DSP’lilerin elbette hiçbir talepleri olmazdı. Ne kadrolaşmada gözümüz
vardı ve ne de ihalelerde.
DSP’ninki elbette ahlaklı bir yönetim anlayışıydı. Ancak bunun çok
olumsuz bir sonucunu DSP’nin seçim kaybederek devlet yönetiminden
çekildiğinde gördük. Ne bürokratik kadrolarda -gizli veya açık- bir
DSP’li vardı ve ne de iş adamları arasında rahmetli Ecevit’e sempati
duyan biri…
Bu kadro olayına, kendi yaşadığım bir olayı örnek vereyim: Kültür
Bakanı olduğum sırada, Bakanlığın, Türkiye’nin her tarafında bulunan
birimlerinde çalışmak üzere, sanıyorum 160 dolayında geçici işçi alma
şansımız oldu. Statüleri geçici olduğu için- daha sonra kalıcı nitelik
kazandılar- bunlar sınavla değil, başvurulara ve yapacakları işin
özelliğine göre arkadaşlarımız tarafından seçildiler.
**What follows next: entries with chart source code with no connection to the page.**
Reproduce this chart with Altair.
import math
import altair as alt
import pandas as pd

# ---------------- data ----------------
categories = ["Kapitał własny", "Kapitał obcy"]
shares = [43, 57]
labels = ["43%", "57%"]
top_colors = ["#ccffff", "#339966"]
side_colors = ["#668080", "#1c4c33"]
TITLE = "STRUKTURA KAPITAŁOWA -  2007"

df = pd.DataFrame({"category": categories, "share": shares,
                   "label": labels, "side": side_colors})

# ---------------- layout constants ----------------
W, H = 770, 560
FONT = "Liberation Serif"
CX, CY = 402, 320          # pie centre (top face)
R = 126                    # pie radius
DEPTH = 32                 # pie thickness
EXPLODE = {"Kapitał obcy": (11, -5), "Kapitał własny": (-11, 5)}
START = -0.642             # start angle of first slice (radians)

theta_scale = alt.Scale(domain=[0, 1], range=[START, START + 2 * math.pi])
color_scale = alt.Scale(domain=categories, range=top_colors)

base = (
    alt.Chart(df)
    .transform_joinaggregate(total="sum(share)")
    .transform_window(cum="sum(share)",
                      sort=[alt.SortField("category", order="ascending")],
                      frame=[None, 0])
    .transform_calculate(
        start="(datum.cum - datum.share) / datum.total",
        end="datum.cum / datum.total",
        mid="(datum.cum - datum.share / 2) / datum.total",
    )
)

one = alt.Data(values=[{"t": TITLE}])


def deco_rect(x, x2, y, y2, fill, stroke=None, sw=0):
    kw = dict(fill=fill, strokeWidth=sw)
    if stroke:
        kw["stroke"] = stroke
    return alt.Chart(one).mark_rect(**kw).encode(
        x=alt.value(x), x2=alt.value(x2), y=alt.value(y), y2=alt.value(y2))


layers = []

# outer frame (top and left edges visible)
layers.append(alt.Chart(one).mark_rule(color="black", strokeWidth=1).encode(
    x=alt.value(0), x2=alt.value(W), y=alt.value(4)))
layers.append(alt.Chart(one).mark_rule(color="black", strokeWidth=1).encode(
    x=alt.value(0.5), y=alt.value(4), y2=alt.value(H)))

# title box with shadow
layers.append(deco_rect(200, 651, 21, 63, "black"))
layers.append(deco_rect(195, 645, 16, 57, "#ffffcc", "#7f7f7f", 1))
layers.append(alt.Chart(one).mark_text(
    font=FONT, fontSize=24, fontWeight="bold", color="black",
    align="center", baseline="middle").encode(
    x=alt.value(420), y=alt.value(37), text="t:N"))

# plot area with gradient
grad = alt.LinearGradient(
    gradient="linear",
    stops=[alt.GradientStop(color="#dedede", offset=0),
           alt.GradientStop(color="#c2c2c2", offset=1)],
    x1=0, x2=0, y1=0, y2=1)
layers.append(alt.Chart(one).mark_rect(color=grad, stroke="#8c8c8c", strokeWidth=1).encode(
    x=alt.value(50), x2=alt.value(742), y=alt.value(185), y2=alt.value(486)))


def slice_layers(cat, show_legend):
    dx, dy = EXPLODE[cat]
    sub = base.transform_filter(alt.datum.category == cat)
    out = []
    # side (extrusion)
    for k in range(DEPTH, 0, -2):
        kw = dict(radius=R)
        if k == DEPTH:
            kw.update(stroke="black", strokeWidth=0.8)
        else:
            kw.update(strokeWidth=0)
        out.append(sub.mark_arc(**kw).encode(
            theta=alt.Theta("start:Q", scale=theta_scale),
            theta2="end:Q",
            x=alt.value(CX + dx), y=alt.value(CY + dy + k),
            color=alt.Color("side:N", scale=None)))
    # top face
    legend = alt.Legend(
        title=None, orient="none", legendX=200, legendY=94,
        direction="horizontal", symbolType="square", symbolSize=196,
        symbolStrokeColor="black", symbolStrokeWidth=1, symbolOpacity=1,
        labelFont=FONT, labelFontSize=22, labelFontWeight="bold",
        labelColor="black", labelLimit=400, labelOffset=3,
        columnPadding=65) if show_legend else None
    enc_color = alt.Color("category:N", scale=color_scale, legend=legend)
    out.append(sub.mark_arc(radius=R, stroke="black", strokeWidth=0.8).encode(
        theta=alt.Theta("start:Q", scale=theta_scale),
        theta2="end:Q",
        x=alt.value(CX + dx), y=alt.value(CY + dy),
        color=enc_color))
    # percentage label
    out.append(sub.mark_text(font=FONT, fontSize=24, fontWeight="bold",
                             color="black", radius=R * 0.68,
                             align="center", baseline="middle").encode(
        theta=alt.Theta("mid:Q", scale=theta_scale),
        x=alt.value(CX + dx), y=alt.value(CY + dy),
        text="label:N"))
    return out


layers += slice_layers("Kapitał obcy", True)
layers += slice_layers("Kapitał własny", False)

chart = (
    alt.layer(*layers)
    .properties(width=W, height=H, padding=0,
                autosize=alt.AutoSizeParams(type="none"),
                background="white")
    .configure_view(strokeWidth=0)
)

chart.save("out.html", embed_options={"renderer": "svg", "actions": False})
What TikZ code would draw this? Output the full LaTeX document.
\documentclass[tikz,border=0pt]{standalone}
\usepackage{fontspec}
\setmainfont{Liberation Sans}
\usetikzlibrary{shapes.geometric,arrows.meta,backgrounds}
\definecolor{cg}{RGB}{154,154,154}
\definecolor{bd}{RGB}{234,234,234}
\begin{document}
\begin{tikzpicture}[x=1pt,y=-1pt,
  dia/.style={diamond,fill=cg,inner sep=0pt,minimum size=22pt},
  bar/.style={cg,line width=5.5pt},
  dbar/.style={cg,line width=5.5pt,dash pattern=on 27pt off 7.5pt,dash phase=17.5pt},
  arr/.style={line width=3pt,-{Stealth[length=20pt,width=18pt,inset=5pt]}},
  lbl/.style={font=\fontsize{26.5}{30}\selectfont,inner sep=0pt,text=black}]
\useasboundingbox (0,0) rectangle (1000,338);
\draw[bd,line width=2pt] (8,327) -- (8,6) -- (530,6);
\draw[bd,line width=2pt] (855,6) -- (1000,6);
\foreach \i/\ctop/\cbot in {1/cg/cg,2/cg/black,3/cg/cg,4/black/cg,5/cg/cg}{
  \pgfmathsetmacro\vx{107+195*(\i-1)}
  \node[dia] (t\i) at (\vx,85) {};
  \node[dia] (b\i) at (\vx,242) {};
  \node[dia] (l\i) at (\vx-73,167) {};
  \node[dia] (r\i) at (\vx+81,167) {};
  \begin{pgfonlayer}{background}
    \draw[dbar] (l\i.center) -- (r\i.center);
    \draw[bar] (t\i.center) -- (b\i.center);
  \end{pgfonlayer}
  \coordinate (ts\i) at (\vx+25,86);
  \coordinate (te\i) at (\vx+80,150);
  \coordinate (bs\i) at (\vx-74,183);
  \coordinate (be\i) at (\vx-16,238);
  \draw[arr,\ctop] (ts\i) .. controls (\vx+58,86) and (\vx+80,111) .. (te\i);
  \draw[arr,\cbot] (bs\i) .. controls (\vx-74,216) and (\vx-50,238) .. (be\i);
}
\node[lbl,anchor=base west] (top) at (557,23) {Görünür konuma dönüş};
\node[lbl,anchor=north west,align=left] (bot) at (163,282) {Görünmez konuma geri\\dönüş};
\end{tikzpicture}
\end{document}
Zaten hem asgari
ücretli ve hem de iş güvencesi olmadığından fazla bir başvuru da
yoktu.
Alınan işçilerden, kimin hangi partiden olduğunu hiçbir zaman
bilmedim. Zaten merak da etmedim. Bakanlık görevinden çok sonraları,
bu işçilerden çoğunun AKP’li olduğunu, üstelik bazılarının AKP
teşkilatlarında çalıştığını öğrendim. DSP’li bakanların genellikle
aynı uygulama içinde olduğunu söyleyebilirim.
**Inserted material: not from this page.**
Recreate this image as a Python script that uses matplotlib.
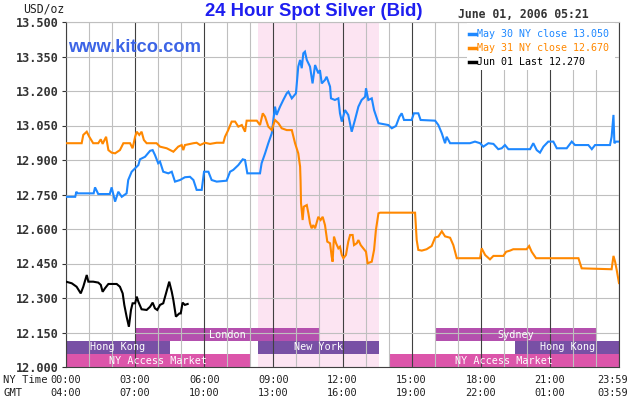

Doğru mu diye sorarsanız, doğrusu buna nasıl yanıt vereceğimi bilemiyorum…
****
Şimdi yine bir koalisyon arayışı var. Ama koalisyonun başına
geçebilecekler arasında, ne yazık ki, 16 sene öncesinin Ecevit’ine
uzaktan yakından benzeyen kimse yok.
Bir Davutoğlu var… Burnu sürtülen AKP’nin, Tayyip Erdoğan’ın sözünden
çıkamayacak olan genel başkanı… Cumhurbaşkanı’na zarar verebilecek her
formülü engellemek için pazarlıklar yapma peşinde. Sağır sultanın
duyduğu AKP yolsuzluklarının kapatılmasını sağlama sözü verecek her
partiyle ortaklığa hazır…
Bir de CHP Genel Başkanı Kılıçdaroğlu var…
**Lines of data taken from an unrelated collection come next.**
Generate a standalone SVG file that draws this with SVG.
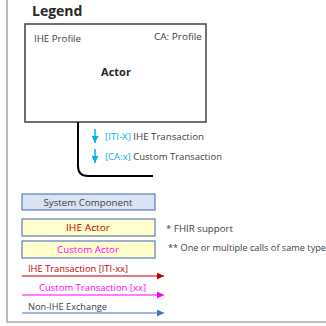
<svg xmlns="http://www.w3.org/2000/svg" width="326" height="326" viewBox="0 0 326 326">
<defs>
<style>
text{font-family:"Open Sans","Liberation Sans",sans-serif;}
.s{font-size:9px;fill:#404040;}
.b{font-weight:bold;fill:#262626;}
.cy{fill:#00b0f0;}
.box{stroke:#5b7bbd;stroke-width:1.2;}
</style>
<marker id="aR" viewBox="0 0 10 10" refX="10" refY="5" markerWidth="7" markerHeight="7" markerUnits="userSpaceOnUse" orient="auto"><path d="M0,0L10,5L0,10z" fill="#c00000"/></marker>
<marker id="aM" viewBox="0 0 10 10" refX="10" refY="5" markerWidth="7" markerHeight="7" markerUnits="userSpaceOnUse" orient="auto"><path d="M0,0L10,5L0,10z" fill="#ff00ff"/></marker>
<marker id="aB" viewBox="0 0 10 10" refX="10" refY="5" markerWidth="7" markerHeight="7" markerUnits="userSpaceOnUse" orient="auto"><path d="M0,0L10,5L0,10z" fill="#4472c4"/></marker>
<marker id="aC" viewBox="0 0 10 10" refX="10" refY="5" markerWidth="7" markerHeight="7" markerUnits="userSpaceOnUse" orient="auto"><path d="M0,0L10,5L0,10z" fill="#00b0f0"/></marker>
</defs>
<rect width="326" height="326" fill="#ffffff"/>
<path d="M7,-2V322H330" fill="none" stroke="#a6a6a6" stroke-width="1.5"/>
<text x="32" y="16" class="b" font-size="14">Legend</text>

<g id="actor-box">
<rect x="25" y="24" width="181" height="98" fill="#ffffff" stroke="#404040" stroke-width="1.5"/>
<text x="34" y="42" class="s" font-size="8" textLength="47" lengthAdjust="spacingAndGlyphs">IHE Profile</text>
<text x="202" y="40" class="s" font-size="8" text-anchor="end" textLength="48" lengthAdjust="spacingAndGlyphs">CA: Profile</text>
<text x="116" y="76" class="b" font-size="11" text-anchor="middle">Actor</text>
</g>

<g id="connectors">
<path d="M78,122V166Q78,176 88,176H153" fill="none" stroke="#000000" stroke-width="2"/>
<line x1="95" y1="129" x2="95" y2="143" stroke="#00b0f0" stroke-width="1.5" marker-end="url(#aC)"/>
<line x1="95" y1="149" x2="95" y2="163" stroke="#00b0f0" stroke-width="1.5" marker-end="url(#aC)"/>
<line x1="22" y1="276" x2="164" y2="276" stroke="#c00000" stroke-width="1.2" marker-end="url(#aR)"/>
<line x1="22" y1="295" x2="164" y2="295" stroke="#ff00ff" stroke-width="1.2" marker-end="url(#aM)"/>
<line x1="22" y1="313" x2="164" y2="313" stroke="#4472c4" stroke-width="1.2" marker-end="url(#aB)"/>
</g>
<text x="105" y="140" class="s" textLength="99" lengthAdjust="spacingAndGlyphs"><tspan class="cy">[ITI-X]</tspan> IHE Transaction</text>
<text x="105" y="160" class="s" textLength="117" lengthAdjust="spacingAndGlyphs"><tspan class="cy">[CA:x]</tspan> Custom Transaction</text>

<g id="system-component">
<rect x="22" y="194" width="133" height="16" fill="#dae3f3" class="box"/>
<text x="88" y="205.5" class="s" text-anchor="middle" textLength="89" lengthAdjust="spacingAndGlyphs">System Component</text>
</g>
<g id="ihe-actor">
<rect x="22" y="219" width="133" height="17" fill="#ffffcc" class="box"/>
<text x="88" y="230.5" font-size="9" fill="#c00000" text-anchor="middle" textLength="44" lengthAdjust="spacingAndGlyphs">IHE Actor</text>
</g>
<g id="custom-actor">
<rect x="22" y="241" width="133" height="17" fill="#ffffcc" class="box"/>
<text x="88" y="252.5" font-size="9" fill="#ff00ff" text-anchor="middle" textLength="62" lengthAdjust="spacingAndGlyphs">Custom Actor</text>
</g>

<text x="166" y="232" class="s" textLength="67" lengthAdjust="spacingAndGlyphs">* FHIR support</text>
<text x="168" y="251" class="s" textLength="158" lengthAdjust="spacingAndGlyphs">** One or multiple calls of same type</text>

<text x="28" y="272" font-size="9" fill="#c00000" textLength="100" lengthAdjust="spacingAndGlyphs">IHE Transaction [ITI-xx]</text>
<text x="39" y="291" font-size="9" fill="#ff00ff" textLength="107" lengthAdjust="spacingAndGlyphs">Custom  Transaction [xx]</text>
<text x="28" y="310" class="s" textLength="79" lengthAdjust="spacingAndGlyphs">Non-IHE Exchange</text>
</svg>
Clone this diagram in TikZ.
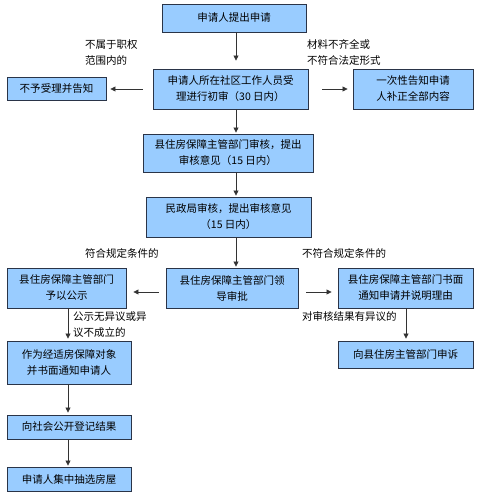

Dünyada az görülen bir şekilde, iktidarın oy kaybettiği yerde ana
muhalefet CHP’ye oy kaybettiriyor, ardından da çıkıyor, sanki bozguna
uğrayan kendisi değilmiş gibi zafer şarkıları söyleyebiliyor. Üstelik,
yolsuzluklara bulaşan AKP’yi temizlemek için onun koalisyon ortağı
olmaya can atıyor.
AKP ile koalisyon yapmak, eğer kendisine verilen uluslararası(!) bir
görev değilse, Genel Başkan koltuğunu-bir süre için- kurtarmaktan
başka işe yaramayacaktır.
Kılıçdaroğlu’nun, AKP ile bir koalisyon hükümetine kapağı atarak
başarısızlığını unutturma gayreti içinde AKP’nin kirli çamaşırlarını
aklayıp paklamaya razı olması, orta dönemde (3-6 ay) CHP’nin
yıpranmasına, daha uzun dönemde ise halkın gözünden daha da düşmesine
yol açacaktır.
Sayın Kılıçdaroğlu, koalisyon çalışmaları sırasında gösterilmesi
gereken asgari nezaketi de, Sayın Bahçeli’ye göstermemiştir. MHP Genel
Başkanı’na, bir gazeteyi ziyareti sırasında, «Gel seni başbakan
yapayım!” şeklinde mesaj göndermenin amacı herhalde onunla bir
koalisyon kurma arzusu olamaz. Böyle şeyler, koalisyon görüşmelerinin
adabına uygun olarak yapılmalıdır. Kılıçdaroğlu bu davranışı ile hem
kendini zora sokmuş ve hem de kendi şahsında koskoca CHP’nin
aşağılanmasına neden olmuştur.
****
Rahmetli Ecevit, koalisyonu bir centilmenlik birliği olarak görmüş,
koalisyon ortakları da onun düşüncelerini paylaşmışlardır.
Siz gelin de, bugünküleri onlarla mukayese edin!